I don't know why I love shambles like this, but I do.
It was a good hike. The best part is letting Del off-leash, which we (and he) are getting gradually more comfortable with. Mostly, he is an angel. Mostly. Yesterday he ate lots of snow and snuffled for mice in the dead weeds, and did lots of gleeful dog-bounding. Sweet guy. This kitchen work has not been his favorite thing, but he (and we) are suffering through it.
I have a feeling the next few stages of this project are going to go very... slow. It was pretty thrilling to have Steve the Contractor and his assistant here for six days, and BOOM, a nice big open space and a sturdy new beam in place, and all we had to do was write a check! BUT. That is the tip of the iceberg, here. Now we are back to fumbling our way forward, alone, without benefit of professional help.
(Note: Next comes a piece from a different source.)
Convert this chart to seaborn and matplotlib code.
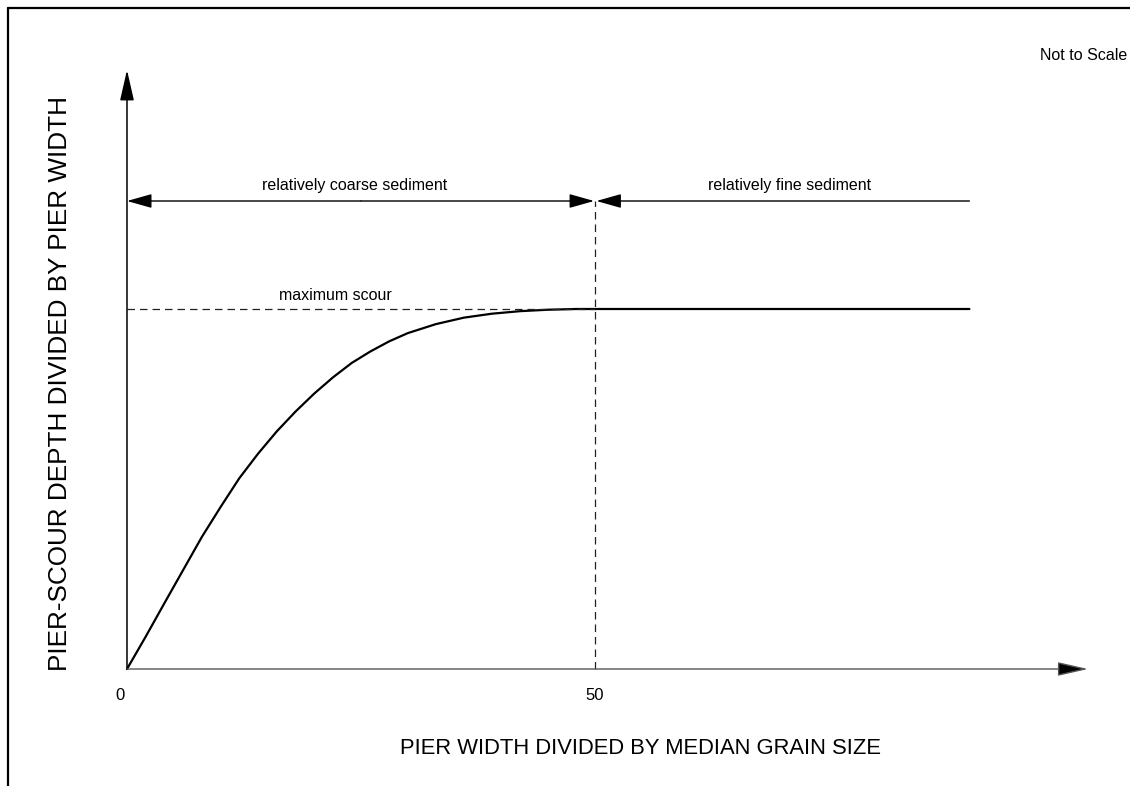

We have pretty limited time in which to get things accomplished in here, and the next stages are going to be the trickiest-- making the new half-wall and the header mesh with the existing walls and, er, angles. Nothing is plumb, nothing is level. So it goes with old houses.
On Friday I was able to demo out the studs from the old wall, which was gratifying-- why is demo so much faster and more gratifying than construction? It's so nice to see that view into the dining room unencumbered. It's going to just keep looking awesomer and awesomer...
On Saturday, we went to see Jason Isbell in Geneva (sooo good) and Sunday P had rehearsal. So it goes. I'm going to try to get a few things accomplished over the course of this week, like framing out the new header... but... it's just so daunting, y'know, to build something so structural and prominent and obvious and high stakes... oh, jeez. Much easier to pace and consider, than to suck it up and build something that might look terrible.